▶ **Exercise prompt**
From the first line of the listing below to the line with "import plotly.graph_objects as go", print each line exactly, and nothing more. Leave out the pictures.

Code that draws figures
--------------------

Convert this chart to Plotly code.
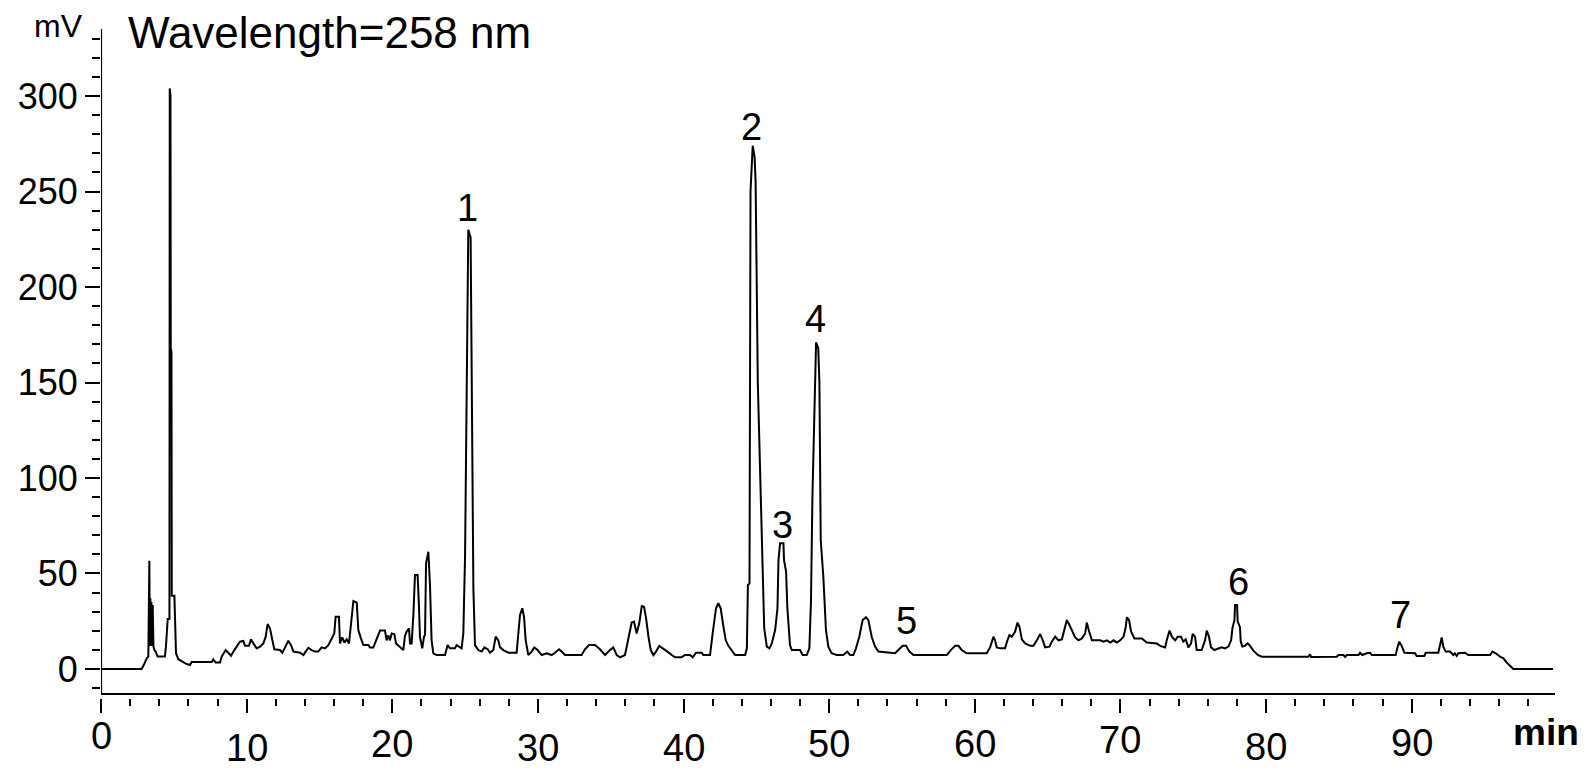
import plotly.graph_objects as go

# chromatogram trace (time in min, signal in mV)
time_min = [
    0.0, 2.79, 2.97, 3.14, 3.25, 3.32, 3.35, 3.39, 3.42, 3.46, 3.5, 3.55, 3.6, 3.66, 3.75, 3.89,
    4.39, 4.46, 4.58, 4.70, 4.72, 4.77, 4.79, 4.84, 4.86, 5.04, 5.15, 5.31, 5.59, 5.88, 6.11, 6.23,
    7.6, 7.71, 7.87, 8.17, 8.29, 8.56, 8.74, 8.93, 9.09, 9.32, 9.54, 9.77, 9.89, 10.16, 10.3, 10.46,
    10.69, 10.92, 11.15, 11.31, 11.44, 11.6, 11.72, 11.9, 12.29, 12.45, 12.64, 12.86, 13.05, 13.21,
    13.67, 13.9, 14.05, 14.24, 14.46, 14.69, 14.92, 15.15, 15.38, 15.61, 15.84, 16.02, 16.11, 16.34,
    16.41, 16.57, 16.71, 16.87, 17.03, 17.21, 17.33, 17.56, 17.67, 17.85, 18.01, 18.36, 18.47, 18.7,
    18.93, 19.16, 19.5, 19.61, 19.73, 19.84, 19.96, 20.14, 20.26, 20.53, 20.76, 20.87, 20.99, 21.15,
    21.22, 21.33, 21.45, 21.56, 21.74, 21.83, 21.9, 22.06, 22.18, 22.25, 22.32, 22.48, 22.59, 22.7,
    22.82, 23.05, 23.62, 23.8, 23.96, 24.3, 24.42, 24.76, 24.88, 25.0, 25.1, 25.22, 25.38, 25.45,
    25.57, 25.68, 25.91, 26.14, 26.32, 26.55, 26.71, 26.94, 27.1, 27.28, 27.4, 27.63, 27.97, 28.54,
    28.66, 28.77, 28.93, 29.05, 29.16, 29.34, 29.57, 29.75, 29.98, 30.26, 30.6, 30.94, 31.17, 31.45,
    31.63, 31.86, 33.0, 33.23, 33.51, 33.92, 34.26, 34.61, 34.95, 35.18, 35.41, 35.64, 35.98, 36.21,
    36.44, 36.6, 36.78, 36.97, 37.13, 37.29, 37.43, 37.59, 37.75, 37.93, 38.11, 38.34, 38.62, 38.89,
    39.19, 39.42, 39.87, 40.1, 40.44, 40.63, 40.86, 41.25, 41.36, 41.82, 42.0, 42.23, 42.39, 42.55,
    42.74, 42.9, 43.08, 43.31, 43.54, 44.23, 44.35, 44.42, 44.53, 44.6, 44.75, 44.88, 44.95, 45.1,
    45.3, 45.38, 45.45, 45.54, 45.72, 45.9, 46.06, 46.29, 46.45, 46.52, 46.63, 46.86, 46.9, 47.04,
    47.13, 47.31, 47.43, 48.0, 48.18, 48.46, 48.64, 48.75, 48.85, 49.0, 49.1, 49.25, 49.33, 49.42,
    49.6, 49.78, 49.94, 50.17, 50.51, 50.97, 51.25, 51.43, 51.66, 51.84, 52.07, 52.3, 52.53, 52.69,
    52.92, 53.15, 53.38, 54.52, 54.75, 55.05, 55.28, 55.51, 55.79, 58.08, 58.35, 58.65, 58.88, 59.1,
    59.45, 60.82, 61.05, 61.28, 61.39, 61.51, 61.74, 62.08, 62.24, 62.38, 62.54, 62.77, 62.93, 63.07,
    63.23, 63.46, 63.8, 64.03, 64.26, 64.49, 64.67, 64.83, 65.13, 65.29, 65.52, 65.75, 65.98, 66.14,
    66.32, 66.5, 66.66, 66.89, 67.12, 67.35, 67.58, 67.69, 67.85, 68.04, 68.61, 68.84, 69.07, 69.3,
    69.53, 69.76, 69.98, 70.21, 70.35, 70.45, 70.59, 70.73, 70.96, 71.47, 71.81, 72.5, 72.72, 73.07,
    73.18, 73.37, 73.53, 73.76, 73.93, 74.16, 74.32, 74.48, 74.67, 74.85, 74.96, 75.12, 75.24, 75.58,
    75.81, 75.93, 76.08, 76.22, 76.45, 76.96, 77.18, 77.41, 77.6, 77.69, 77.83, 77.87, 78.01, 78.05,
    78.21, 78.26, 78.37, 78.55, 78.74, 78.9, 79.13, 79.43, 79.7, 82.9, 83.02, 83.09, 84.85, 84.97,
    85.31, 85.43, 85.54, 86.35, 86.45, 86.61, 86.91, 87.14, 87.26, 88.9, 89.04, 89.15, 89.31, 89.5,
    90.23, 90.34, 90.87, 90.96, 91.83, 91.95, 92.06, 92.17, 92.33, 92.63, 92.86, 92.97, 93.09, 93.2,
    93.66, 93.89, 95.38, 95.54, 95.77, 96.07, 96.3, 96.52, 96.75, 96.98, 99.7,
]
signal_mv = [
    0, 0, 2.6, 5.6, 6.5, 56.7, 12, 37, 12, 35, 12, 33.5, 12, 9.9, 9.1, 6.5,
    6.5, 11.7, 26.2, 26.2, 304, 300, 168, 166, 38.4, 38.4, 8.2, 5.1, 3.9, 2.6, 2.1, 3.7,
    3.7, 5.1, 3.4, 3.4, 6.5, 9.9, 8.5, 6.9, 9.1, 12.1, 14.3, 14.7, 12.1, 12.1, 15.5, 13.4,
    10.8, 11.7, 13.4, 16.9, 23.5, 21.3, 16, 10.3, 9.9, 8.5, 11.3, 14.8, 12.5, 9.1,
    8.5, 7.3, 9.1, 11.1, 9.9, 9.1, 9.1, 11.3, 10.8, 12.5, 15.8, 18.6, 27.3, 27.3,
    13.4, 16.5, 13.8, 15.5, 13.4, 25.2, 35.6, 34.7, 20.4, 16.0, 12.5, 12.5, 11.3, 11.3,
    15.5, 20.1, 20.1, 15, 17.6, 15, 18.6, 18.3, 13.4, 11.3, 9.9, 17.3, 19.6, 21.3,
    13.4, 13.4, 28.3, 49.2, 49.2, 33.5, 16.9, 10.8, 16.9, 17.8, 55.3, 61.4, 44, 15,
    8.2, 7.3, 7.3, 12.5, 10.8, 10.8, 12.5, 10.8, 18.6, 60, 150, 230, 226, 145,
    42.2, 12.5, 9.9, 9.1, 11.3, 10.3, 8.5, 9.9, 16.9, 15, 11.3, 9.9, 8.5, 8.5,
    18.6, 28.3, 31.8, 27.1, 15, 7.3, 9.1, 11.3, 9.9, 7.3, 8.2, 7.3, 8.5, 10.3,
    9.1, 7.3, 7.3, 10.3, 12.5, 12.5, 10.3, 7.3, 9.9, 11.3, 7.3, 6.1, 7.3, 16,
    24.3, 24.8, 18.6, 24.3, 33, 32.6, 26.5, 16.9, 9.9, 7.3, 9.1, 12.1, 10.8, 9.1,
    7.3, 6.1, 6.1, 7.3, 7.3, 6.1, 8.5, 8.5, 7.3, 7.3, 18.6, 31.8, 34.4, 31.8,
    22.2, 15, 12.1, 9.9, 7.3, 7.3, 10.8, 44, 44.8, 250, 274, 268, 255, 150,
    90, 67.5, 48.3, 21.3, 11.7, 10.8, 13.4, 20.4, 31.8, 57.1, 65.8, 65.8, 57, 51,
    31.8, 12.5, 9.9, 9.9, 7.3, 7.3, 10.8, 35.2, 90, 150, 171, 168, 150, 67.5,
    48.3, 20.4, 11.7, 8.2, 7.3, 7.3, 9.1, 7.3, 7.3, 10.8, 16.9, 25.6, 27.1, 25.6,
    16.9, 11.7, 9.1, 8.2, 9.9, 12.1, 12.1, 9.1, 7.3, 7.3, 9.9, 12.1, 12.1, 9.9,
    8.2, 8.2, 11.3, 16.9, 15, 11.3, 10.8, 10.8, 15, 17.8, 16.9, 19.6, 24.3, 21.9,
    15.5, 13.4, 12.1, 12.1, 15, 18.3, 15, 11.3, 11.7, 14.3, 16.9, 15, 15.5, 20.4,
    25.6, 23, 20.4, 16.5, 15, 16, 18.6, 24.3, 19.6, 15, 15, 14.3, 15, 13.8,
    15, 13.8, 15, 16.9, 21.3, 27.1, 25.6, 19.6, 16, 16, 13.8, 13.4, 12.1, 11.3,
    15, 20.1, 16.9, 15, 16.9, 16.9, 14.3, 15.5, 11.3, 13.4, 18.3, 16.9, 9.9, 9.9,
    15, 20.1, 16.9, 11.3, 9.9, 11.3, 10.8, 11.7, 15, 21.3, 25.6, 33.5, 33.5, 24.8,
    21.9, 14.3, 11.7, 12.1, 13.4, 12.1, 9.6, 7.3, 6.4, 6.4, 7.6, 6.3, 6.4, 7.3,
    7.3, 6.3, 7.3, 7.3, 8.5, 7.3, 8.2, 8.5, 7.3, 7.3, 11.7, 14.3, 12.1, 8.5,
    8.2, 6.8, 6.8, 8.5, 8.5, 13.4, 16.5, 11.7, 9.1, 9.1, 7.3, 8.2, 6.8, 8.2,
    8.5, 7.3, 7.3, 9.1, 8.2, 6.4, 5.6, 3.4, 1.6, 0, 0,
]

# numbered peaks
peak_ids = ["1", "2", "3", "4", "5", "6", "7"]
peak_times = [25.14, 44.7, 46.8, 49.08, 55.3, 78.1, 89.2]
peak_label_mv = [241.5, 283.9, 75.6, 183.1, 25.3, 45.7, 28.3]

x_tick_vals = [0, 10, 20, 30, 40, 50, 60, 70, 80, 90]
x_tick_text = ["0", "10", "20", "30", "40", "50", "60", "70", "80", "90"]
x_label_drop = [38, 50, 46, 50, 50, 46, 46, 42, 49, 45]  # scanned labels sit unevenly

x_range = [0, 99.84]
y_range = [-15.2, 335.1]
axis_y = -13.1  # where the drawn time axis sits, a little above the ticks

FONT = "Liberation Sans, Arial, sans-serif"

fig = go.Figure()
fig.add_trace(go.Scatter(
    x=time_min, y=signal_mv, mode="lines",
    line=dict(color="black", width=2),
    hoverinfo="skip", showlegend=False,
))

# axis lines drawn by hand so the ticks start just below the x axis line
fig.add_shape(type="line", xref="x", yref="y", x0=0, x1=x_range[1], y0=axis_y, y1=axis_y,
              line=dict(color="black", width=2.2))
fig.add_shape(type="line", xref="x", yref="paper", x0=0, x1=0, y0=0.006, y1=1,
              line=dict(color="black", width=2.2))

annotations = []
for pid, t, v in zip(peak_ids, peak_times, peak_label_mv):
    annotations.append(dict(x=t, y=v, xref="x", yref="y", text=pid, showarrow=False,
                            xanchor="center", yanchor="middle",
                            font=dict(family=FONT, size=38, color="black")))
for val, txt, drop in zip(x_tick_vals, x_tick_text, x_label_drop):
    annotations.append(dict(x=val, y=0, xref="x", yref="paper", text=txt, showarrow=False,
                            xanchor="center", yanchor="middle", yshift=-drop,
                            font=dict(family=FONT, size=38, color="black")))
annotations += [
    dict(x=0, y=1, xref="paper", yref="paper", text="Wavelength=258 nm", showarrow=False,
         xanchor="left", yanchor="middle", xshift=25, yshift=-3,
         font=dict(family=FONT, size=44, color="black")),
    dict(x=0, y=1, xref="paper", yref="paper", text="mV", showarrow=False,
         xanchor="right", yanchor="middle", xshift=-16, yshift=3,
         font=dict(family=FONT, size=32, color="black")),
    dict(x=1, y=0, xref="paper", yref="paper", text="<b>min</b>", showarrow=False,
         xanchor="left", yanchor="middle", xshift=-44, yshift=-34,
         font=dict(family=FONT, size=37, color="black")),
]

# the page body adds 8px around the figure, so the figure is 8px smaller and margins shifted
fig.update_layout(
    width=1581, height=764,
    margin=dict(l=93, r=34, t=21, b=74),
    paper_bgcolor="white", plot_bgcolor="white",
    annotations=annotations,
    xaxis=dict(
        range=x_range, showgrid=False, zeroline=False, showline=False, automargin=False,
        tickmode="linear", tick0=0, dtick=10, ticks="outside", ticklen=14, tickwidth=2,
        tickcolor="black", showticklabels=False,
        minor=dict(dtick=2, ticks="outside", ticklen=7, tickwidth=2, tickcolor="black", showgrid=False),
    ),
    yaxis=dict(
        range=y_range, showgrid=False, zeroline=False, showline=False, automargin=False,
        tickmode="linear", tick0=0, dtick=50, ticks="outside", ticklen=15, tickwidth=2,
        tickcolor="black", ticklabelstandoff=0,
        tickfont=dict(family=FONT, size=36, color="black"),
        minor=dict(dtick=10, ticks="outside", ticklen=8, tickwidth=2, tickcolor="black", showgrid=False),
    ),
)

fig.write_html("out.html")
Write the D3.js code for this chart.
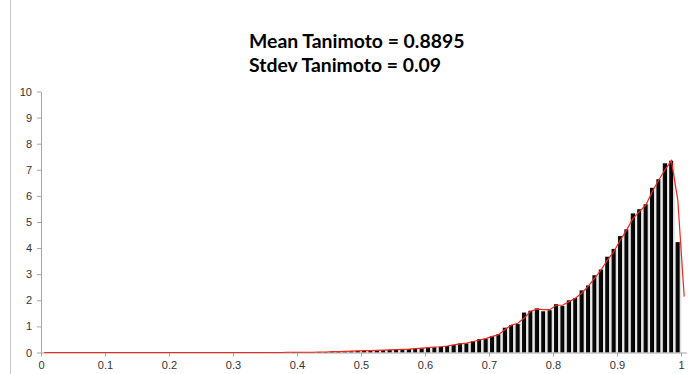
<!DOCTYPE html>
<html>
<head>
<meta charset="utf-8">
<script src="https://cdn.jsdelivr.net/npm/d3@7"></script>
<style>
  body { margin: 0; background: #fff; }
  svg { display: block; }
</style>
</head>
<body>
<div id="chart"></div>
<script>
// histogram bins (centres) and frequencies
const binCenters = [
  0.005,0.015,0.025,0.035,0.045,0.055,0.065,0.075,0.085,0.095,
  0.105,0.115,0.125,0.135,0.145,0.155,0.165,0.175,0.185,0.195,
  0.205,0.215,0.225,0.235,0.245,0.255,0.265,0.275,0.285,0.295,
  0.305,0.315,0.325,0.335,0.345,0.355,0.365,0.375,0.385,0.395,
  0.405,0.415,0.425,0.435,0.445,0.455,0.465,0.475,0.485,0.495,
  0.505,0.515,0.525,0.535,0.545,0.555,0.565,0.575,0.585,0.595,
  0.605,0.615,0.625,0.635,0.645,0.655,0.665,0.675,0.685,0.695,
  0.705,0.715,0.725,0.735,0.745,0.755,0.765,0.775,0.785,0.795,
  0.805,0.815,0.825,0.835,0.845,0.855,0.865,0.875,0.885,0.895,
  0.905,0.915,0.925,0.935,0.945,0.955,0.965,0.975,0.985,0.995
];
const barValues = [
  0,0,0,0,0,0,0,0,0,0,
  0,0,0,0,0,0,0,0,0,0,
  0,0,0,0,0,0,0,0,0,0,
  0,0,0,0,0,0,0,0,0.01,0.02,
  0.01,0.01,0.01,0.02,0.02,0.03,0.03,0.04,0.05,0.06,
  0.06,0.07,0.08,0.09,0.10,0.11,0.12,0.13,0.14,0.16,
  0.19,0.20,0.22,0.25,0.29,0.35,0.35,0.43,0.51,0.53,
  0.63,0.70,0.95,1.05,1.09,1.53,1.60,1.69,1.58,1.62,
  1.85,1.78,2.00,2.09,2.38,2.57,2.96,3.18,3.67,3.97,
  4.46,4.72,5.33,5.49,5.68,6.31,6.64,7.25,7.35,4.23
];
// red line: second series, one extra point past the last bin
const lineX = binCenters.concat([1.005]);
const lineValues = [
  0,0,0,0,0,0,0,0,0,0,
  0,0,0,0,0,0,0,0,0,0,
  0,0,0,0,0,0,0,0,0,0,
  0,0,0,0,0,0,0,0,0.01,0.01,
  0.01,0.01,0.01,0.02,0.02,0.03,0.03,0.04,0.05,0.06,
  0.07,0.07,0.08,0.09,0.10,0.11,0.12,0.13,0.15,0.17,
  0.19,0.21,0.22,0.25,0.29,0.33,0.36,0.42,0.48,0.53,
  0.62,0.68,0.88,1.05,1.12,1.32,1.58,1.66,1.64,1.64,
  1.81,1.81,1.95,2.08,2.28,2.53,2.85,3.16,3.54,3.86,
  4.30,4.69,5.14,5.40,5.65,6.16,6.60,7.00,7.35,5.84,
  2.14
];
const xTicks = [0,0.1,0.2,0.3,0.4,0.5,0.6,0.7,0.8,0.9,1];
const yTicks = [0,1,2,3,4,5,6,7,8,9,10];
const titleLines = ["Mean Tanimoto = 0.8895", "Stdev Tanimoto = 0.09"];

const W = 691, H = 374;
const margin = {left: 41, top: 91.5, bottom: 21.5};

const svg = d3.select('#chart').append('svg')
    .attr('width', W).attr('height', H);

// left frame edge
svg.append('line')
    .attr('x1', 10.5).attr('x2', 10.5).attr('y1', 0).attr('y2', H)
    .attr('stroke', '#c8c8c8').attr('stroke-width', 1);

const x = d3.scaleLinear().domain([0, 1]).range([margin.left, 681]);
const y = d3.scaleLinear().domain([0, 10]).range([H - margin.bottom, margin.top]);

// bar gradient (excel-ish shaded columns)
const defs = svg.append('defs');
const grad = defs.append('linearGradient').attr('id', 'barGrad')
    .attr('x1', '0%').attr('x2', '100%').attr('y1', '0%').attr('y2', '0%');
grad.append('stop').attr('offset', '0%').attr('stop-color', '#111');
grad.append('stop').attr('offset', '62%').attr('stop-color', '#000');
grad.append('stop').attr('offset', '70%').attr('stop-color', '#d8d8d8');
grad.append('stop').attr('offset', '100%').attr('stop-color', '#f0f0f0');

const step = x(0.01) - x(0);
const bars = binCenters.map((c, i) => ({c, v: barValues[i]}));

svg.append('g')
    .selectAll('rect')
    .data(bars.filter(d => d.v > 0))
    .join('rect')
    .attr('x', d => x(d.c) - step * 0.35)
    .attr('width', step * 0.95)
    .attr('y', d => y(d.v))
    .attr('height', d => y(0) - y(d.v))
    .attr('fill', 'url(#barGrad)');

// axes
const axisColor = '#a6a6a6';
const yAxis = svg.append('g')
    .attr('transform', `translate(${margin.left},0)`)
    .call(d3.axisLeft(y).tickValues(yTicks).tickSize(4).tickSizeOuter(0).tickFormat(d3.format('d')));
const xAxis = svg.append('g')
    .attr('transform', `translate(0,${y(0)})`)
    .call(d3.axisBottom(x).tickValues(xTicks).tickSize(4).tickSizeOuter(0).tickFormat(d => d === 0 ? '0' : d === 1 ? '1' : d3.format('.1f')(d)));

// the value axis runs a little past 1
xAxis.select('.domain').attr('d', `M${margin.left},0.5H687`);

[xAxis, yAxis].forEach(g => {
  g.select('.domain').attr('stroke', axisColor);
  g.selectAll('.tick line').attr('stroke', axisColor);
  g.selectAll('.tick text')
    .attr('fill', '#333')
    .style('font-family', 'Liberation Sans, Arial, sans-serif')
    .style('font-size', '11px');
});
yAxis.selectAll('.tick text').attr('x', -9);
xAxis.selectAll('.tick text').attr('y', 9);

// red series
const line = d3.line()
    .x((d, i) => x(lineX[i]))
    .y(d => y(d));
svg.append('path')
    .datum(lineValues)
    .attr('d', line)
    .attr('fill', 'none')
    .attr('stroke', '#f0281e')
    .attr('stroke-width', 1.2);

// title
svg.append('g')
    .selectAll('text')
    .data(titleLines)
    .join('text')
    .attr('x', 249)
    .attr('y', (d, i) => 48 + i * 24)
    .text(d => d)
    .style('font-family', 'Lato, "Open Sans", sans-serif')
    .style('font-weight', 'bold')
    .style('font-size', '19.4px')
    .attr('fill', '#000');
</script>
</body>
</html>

--------------------

▶ **Response for this exercise**
Convert this chart to Plotly code.
import plotly.graph_objects as go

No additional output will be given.